» Problem requirements: Only the lines from the start of the data through the line with "ax2 = fig.add_axes(rect(816.0, 4.0, 1381.5, 450.7))" belong in the copy. Restate them word for word, minus the pictures.
_ _ _
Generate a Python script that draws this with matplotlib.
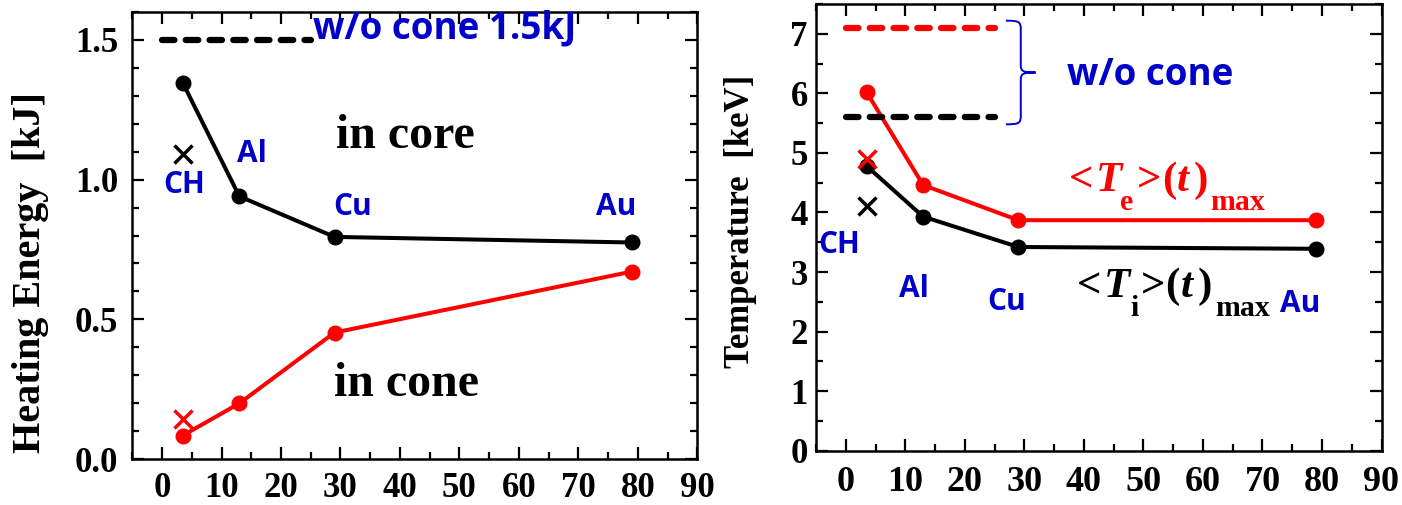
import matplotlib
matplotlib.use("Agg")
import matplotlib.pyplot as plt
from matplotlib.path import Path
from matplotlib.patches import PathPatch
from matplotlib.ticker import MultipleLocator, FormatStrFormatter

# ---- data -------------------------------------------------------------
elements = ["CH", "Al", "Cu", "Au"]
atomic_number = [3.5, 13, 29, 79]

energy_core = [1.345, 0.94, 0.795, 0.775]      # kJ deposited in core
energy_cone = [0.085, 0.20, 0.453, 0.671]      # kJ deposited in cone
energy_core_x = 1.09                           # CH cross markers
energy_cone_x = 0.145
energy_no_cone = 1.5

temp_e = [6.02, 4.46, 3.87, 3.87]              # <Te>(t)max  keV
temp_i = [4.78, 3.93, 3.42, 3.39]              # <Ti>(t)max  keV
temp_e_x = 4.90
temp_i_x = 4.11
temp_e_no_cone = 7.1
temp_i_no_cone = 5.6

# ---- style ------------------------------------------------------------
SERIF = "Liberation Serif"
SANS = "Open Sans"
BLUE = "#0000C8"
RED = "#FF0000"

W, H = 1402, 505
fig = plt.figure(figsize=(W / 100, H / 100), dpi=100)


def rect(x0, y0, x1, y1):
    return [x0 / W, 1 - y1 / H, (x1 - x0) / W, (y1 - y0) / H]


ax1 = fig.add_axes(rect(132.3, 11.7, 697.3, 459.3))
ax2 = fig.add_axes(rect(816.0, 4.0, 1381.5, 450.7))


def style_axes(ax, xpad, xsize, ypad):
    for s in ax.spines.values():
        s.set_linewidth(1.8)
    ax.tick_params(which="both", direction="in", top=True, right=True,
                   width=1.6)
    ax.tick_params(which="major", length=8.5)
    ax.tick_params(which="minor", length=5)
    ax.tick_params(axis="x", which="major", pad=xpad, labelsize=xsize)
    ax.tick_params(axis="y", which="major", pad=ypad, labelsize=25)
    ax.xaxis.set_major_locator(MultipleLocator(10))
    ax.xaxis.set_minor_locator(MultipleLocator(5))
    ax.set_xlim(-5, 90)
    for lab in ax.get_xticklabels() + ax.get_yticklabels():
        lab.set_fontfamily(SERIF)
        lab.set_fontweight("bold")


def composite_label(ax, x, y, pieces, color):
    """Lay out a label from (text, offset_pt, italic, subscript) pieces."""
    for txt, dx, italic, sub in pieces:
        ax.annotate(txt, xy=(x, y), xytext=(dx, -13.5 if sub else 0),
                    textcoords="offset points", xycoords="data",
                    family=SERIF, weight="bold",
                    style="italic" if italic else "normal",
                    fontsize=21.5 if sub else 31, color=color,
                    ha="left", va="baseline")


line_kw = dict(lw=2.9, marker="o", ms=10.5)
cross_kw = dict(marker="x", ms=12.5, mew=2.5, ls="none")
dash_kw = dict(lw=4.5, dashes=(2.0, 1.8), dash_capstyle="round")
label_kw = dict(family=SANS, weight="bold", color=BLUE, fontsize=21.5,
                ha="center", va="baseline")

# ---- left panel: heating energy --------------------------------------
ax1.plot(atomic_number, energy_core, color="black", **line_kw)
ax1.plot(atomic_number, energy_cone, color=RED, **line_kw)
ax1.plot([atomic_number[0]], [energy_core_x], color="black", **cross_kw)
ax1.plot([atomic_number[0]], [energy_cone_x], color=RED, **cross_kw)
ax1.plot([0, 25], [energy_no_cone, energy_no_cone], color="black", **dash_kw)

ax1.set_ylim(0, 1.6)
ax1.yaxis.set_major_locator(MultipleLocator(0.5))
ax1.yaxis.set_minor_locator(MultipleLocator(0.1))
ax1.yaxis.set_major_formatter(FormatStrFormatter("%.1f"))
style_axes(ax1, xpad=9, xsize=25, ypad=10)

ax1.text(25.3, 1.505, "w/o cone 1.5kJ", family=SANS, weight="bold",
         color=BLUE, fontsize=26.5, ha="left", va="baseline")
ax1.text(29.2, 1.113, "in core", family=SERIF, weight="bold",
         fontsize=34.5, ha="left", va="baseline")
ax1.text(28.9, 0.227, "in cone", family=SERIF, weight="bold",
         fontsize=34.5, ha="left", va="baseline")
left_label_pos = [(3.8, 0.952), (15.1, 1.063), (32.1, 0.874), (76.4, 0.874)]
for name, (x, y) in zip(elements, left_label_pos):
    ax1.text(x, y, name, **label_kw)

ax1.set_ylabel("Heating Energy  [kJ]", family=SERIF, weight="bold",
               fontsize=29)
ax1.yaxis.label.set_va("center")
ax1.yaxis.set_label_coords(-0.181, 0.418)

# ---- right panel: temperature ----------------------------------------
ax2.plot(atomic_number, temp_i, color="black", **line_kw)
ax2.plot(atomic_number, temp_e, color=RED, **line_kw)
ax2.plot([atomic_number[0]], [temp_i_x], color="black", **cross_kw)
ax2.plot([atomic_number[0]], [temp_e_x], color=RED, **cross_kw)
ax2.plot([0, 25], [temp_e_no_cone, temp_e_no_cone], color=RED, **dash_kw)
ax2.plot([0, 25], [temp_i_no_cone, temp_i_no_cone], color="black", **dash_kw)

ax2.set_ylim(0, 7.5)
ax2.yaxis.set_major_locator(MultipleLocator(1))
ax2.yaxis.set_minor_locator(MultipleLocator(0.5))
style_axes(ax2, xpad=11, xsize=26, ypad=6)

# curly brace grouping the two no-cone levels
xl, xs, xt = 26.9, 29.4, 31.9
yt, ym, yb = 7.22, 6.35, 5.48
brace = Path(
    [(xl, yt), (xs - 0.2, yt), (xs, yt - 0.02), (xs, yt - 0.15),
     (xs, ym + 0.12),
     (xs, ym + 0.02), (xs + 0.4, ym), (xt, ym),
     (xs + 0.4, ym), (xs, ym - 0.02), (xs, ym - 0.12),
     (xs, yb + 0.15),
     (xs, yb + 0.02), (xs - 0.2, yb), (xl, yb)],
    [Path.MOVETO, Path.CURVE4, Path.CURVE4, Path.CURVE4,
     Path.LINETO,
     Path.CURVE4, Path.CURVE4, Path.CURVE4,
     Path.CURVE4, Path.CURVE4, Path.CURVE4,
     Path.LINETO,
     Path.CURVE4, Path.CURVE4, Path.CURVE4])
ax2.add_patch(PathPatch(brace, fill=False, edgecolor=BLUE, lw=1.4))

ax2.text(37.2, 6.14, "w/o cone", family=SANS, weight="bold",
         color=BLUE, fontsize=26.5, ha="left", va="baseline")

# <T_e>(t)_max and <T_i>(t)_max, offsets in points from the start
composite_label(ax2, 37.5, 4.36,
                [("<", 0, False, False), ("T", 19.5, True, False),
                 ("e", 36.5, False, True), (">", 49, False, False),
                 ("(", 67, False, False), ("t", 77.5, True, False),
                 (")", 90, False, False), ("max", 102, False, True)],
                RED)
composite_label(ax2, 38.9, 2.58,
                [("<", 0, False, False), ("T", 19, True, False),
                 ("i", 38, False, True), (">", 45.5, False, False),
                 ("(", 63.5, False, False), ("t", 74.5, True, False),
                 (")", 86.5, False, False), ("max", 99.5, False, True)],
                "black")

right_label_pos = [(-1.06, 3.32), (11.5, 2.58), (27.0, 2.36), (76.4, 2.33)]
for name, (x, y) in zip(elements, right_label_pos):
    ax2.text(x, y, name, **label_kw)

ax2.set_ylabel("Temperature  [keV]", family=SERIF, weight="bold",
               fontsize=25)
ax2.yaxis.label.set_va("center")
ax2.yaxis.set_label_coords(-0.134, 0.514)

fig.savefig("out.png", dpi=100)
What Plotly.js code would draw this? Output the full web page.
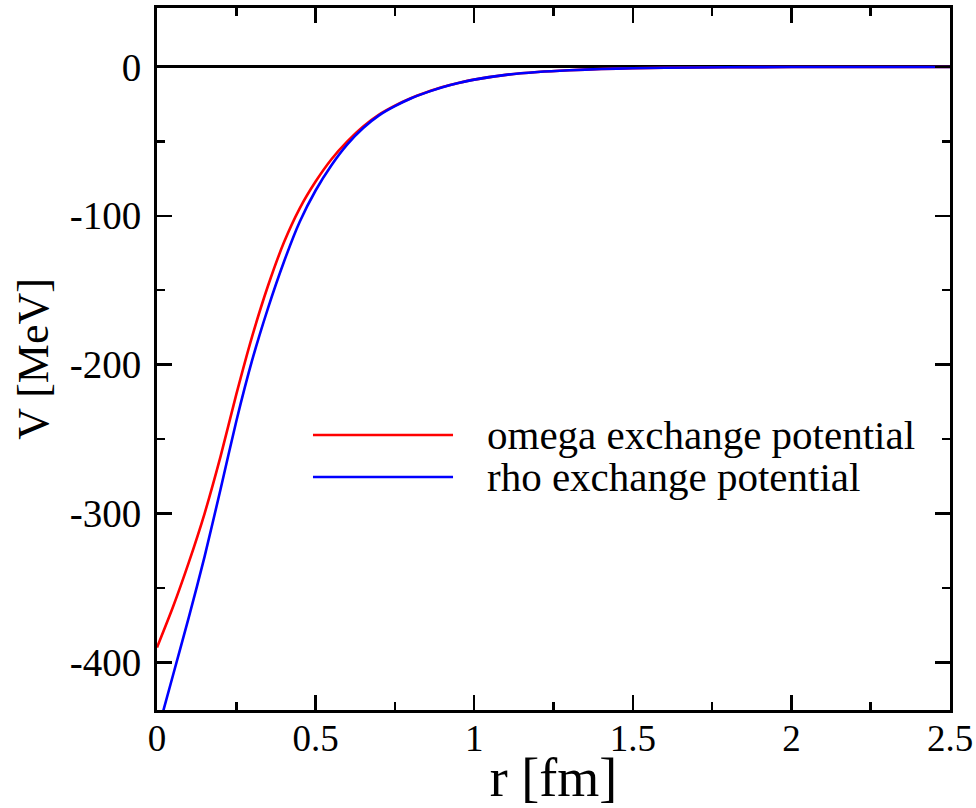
_ _ _
» Written answer:
Generate a Python script that draws this with matplotlib.
import matplotlib
matplotlib.use("Agg")
import matplotlib.pyplot as plt
from matplotlib.path import Path
from matplotlib.patches import PathPatch
from matplotlib.ticker import MultipleLocator, FormatStrFormatter

# ---- data -------------------------------------------------------------
elements = ["CH", "Al", "Cu", "Au"]
atomic_number = [3.5, 13, 29, 79]

energy_core = [1.345, 0.94, 0.795, 0.775]      # kJ deposited in core
energy_cone = [0.085, 0.20, 0.453, 0.671]      # kJ deposited in cone
energy_core_x = 1.09                           # CH cross markers
energy_cone_x = 0.145
energy_no_cone = 1.5

temp_e = [6.02, 4.46, 3.87, 3.87]              # <Te>(t)max  keV
temp_i = [4.78, 3.93, 3.42, 3.39]              # <Ti>(t)max  keV
temp_e_x = 4.90
temp_i_x = 4.11
temp_e_no_cone = 7.1
temp_i_no_cone = 5.6

# ---- style ------------------------------------------------------------
SERIF = "Liberation Serif"
SANS = "Open Sans"
BLUE = "#0000C8"
RED = "#FF0000"

W, H = 1402, 505
fig = plt.figure(figsize=(W / 100, H / 100), dpi=100)


def rect(x0, y0, x1, y1):
    return [x0 / W, 1 - y1 / H, (x1 - x0) / W, (y1 - y0) / H]


ax1 = fig.add_axes(rect(132.3, 11.7, 697.3, 459.3))
ax2 = fig.add_axes(rect(816.0, 4.0, 1381.5, 450.7))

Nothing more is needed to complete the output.